When:
Monday, October 19, 2015
4:00 PM - 5:00 PM CT
Where: Harris Hall, Room 108, 1881 Sheridan Road, Evanston, IL 60208 map it
Audience: Faculty/Staff - Student - Public
Contact:
Martha Witwer
(847) 491-5636
Group: Slavic Languages and Literatures
Co-Sponsor:
Religious Studies Department
Category: Fine Arts
Presented by Professor Steven Shankman, UNESCO Chair in Transcultural Studies, Interreligious Dialogue, and Peace at the University of Oregon. At the University of Oregon, Professor Shankman holds joint appointments in the Departments of English and Classics; is a participating faculty member in Russian, East European, and Eurasian Studies; and is a participating faculty member, as well, in the Departments of Comparative Literature and Philosophy.

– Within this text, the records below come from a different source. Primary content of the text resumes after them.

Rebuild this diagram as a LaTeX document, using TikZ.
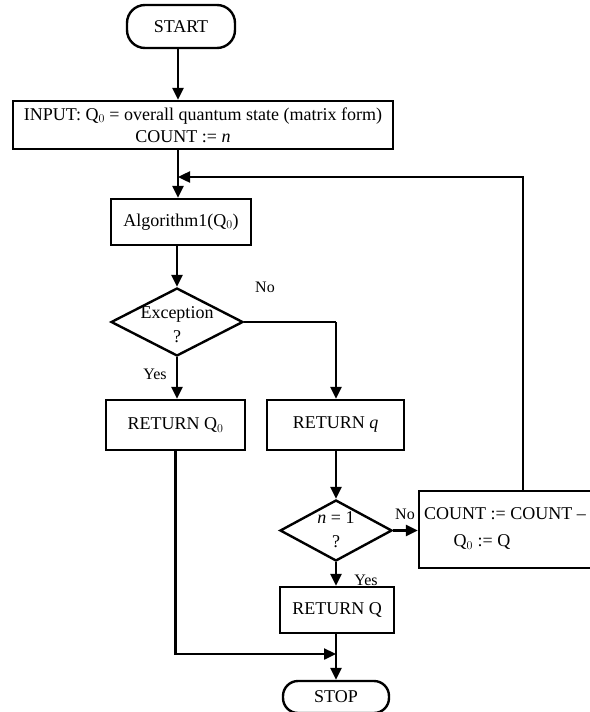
\documentclass[tikz,border=0pt]{standalone}
\usepackage{fontspec}
\setmainfont{Liberation Serif}
\usetikzlibrary{shapes.geometric,arrows.meta}
\begin{document}
\begin{tikzpicture}[x=1pt,y=-1pt,
  every node/.style={font=\fontsize{18}{24}\selectfont},
  box/.style={draw, line width=2.4pt, rectangle, inner sep=0pt},
  term/.style={draw, line width=2.4pt, rectangle, rounded corners=18pt, inner sep=0pt},
  dia/.style={draw, line width=2.4pt, diamond, inner sep=0pt},
  lbl/.style={inner sep=0pt, font=\fontsize{16}{18}\selectfont},
  arr/.style={line width=2.4pt, -{Triangle[length=12pt,width=11pt]}},
  ln/.style={line width=2.4pt}]
\useasboundingbox (0,0) rectangle (589,712);
% nodes
\node[term, minimum width=108pt, minimum height=43pt] (start) at (181,26.5) {START};
\node[box, minimum width=380pt, minimum height=48pt, align=center] (input) at (203,125)
  {INPUT: Q$_0$ = overall quantum state (matrix form)\\[-2pt]\hspace*{-40pt}COUNT := \textit{n}};
\node[box, minimum width=140pt, minimum height=46pt] (alg) at (181,222) {Algorithm1(Q$_0$)};
\node[dia, minimum width=132pt, minimum height=68pt] (exc) at (177,322) {};
\node[align=center, inner sep=0pt] (exct) at (177,325) {Exception\\?};
\node[box, minimum width=139pt, minimum height=50pt] (ret0) at (175.5,425) {RETURN Q$_0$};
\node[box, minimum width=137pt, minimum height=50pt] (retq) at (335.5,425) {RETURN \textit{q}};
\node[dia, minimum width=112pt, minimum height=61pt] (cnd) at (336,530.5) {};
\node[align=center, inner sep=0pt] (cndt) at (336,530) {\textit{n} = 1\\?};
\node[box, minimum width=186pt, minimum height=77pt] (count) at (512,529.5) {};
\node[anchor=west, inner sep=0pt] (countt1) at (424,514) {COUNT := COUNT –};
\node[inner sep=0pt] (countt2) at (482,542) {Q$_0$ := Q};
\node[box, minimum width=114pt, minimum height=46pt] (retQ) at (337,610) {RETURN Q};
\node[term, minimum width=106pt, minimum height=32pt, rounded corners=15pt] (stop) at (336,697) {STOP};
% coordinates
\coordinate (join) at (178,177);
\coordinate (loopx) at (523,177);
\coordinate (noturn) at (336,322);
\coordinate (merge) at (336,654);
% connectors
\draw[arr] (start.south -| join) -- (input.north -| join);
\draw[arr] (input.south -| join) -- (alg.north -| join);
\draw[arr] (alg.south -| exc) -- (exc.north);
\draw[arr] (exc.south) -- (ret0.north -| exc);
\draw[ln] (exc.east) -- (noturn);
\draw[arr] (noturn) -- (retq.north -| noturn);
\draw[arr] (retq.south -| cnd) -- (cnd.north);
\draw[arr] (cnd.east) -- (count.west |- cnd);
\draw[arr] (cnd.south) -- (retQ.north -| cnd);
\draw[arr] (count.north -| loopx) -- (loopx) -- (join);
\draw[arr] (ret0.south) |- (merge);
\draw[arr] (retQ.south -| stop) -- (stop.north);
% labels
\node[lbl] (lno1) at (265,287) {No};
\node[lbl] (lyes1) at (155,374) {Yes};
\node[lbl] (lno2) at (405,514) {No};
\node[lbl] (lyes2) at (366,580) {Yes};
\end{tikzpicture}
\end{document}
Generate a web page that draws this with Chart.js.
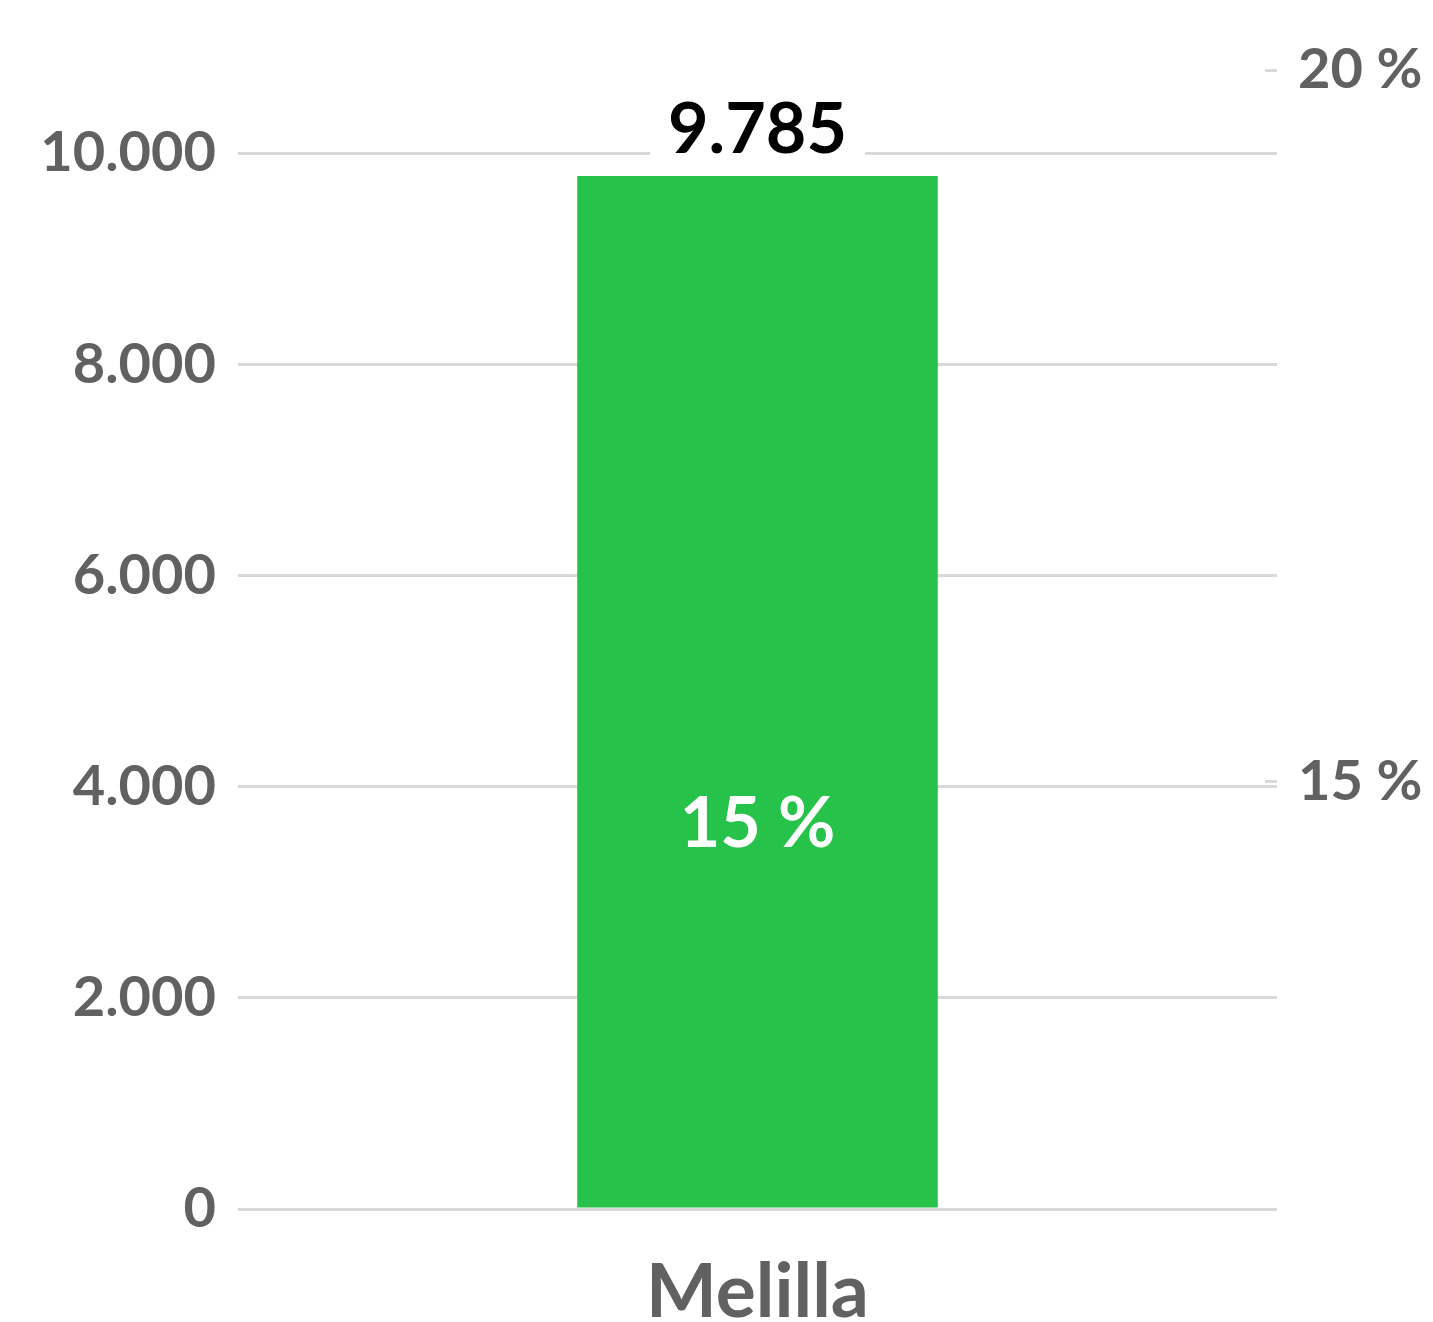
<!DOCTYPE html>
<html>
<head>
<meta charset="utf-8">
<script src="https://cdn.jsdelivr.net/npm/chart.js@4/dist/chart.umd.min.js"></script>
<style>
  html, body { margin: 0; padding: 0; background: #fff; }
  #wrap { width: 1433px; height: 1322px; }
</style>
</head>
<body>
<div id="wrap"><canvas id="chart" width="1433" height="1322"></canvas></div>
<script>
// ---- datos ----
const categories = ['Melilla'];
const totals = [9785];          // barras, eje izquierdo
const shares = [14.7];          // porcentaje, eje derecho (se muestra redondeado)
const leftTicks = [0, 2000, 4000, 6000, 8000, 10000];
const rightTicks = [15, 20];
const leftMax = 10790;
const rightMin = 12;
const rightMax = 20;

const GREY = '#616161';
const GRID = '#d9d9d9';
const FONT = 'Lato, "Open Sans", sans-serif';

// separador de miles con punto
const fmt = v => String(Math.round(v)).replace(/\B(?=(\d{3})+(?!\d))/g, '.');

// etiquetas de datos: total encima de la barra, porcentaje dentro
const labelsPlugin = {
  id: 'dataLabels',
  afterDatasetsDraw(chart) {
    const ctx = chart.ctx;
    ctx.save();
    ctx.textAlign = 'center';
    ctx.textBaseline = 'middle';

    const bars = chart.getDatasetMeta(0).data;
    bars.forEach((bar, i) => {
      const txt = fmt(totals[i]);
      ctx.font = 'bold 70px ' + FONT;
      const w = ctx.measureText(txt).width;
      const cy = bar.y - 46;
      ctx.fillStyle = '#fff';
      ctx.fillRect(bar.x - w / 2 - 18, cy - 30, w + 36, 58);
      ctx.fillStyle = '#000';
      ctx.fillText(txt, bar.x, cy);
    });

    const pts = chart.getDatasetMeta(1).data;
    pts.forEach((p, i) => {
      ctx.font = 'bold 70px ' + FONT;
      ctx.fillStyle = '#fff';
      ctx.fillText(Math.round(shares[i]) + ' %', p.x, p.y);
    });
    ctx.restore();
  }
};

new Chart(document.getElementById('chart'), {
  type: 'bar',
  data: {
    labels: categories,
    datasets: [
      {
        label: 'Total',
        data: totals,
        backgroundColor: '#26c24a',
        borderWidth: 0,
        barPercentage: 0.347,
        categoryPercentage: 1,
        yAxisID: 'y',
        order: 2,
      },
      {
        type: 'line',
        label: '%',
        data: shares,
        showLine: false,
        pointRadius: 0,
        yAxisID: 'y2',
        order: 1,
      },
    ],
  },
  options: {
    responsive: false,
    animation: false,
    layout: { padding: { top: 70, left: 0, right: 0, bottom: 0 } },
    plugins: {
      legend: { display: false },
      tooltip: { enabled: false },
    },
    scales: {
      x: {
        grid: { display: false },
        border: { display: false },
        ticks: {
          color: GREY,
          padding: 31,
          font: { family: FONT, size: 75, weight: 'bold' },
        },
        afterFit: s => { s.height = 113; },
      },
      y: {
        position: 'left',
        min: 0,
        max: leftMax,
        afterBuildTicks: s => { s.ticks = leftTicks.map(v => ({ value: v })); },
        grid: { color: GRID, lineWidth: 3, drawTicks: false },
        border: { display: false },
        ticks: {
          color: GREY,
          padding: 22,
          font: { family: FONT, size: 56, weight: 'bold' },
          callback: v => fmt(v),
        },
        afterFit: s => { s.width = 238; },
      },
      y2: {
        position: 'right',
        min: rightMin,
        max: rightMax,
        afterBuildTicks: s => { s.ticks = rightTicks.map(v => ({ value: v })); },
        grid: { drawOnChartArea: false, color: GRID, lineWidth: 3, tickLength: -12 },
        border: { display: false },
        ticks: {
          color: GREY,
          padding: 33,
          font: { family: FONT, size: 56, weight: 'bold' },
          callback: v => v + ' %',
        },
        afterFit: s => { s.width = 156; },
      },
    },
  },
  plugins: [labelsPlugin],
});
</script>
</body>
</html>
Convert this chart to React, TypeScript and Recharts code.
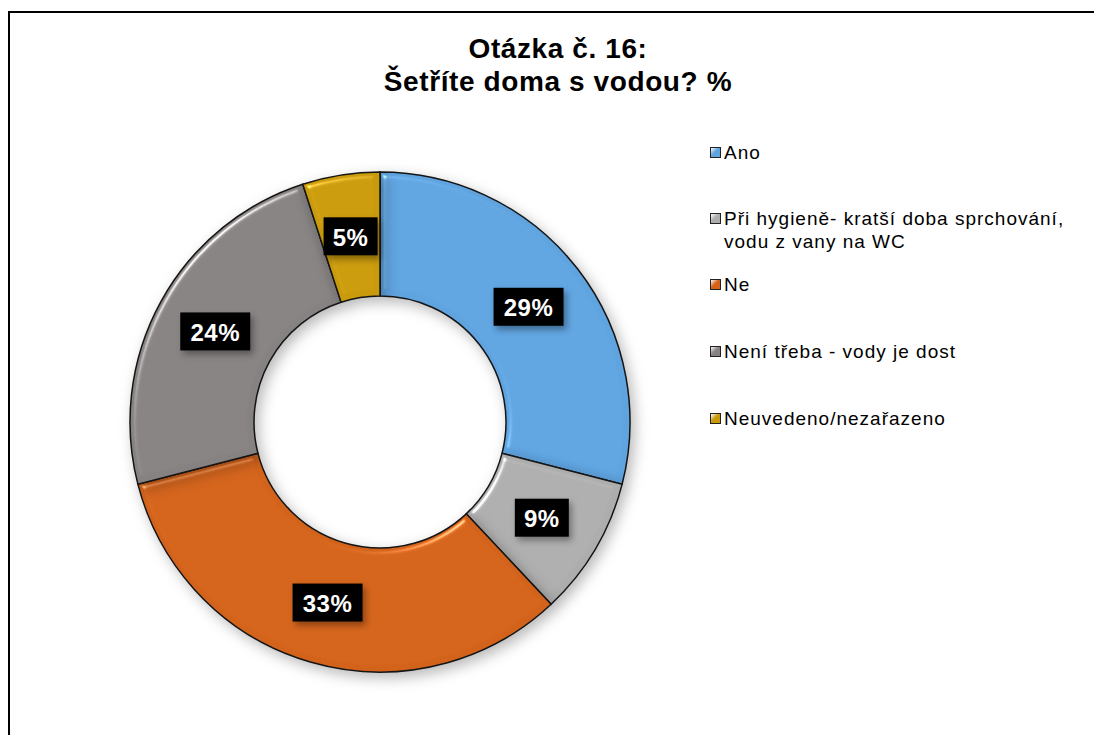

The "ethical turn" in contemporary literary criticism was inspired, in large part, by Emmanuel Levinas (1906-1995), who was profoundly influenced by the Russian novel, and particularly by Dostoevsky. Steven Shankman looks at how the experience of incarceration turned both Dostoevsky and Emmanuel Levinas “inside-out” at similar junctures in their lives and careers.
Shankman examines what Levinas means by "thinking God" on the basis of ethical responsibility, outside of the question of God's existence or non-existence (i.e. outside of ontology). And he explores how Dostoevsky in his major novels tries to "think God" through the ethical relation.
Shankman also shares how, as a result of reading Dostoevsky and Levinas in the prison environment with an even mix of college students and inmates through the Inside-Out Prison Exchange Program, students often bear witness to the humbling and inspiring experience of having been turned inside-out by the faces of their fellow classmates.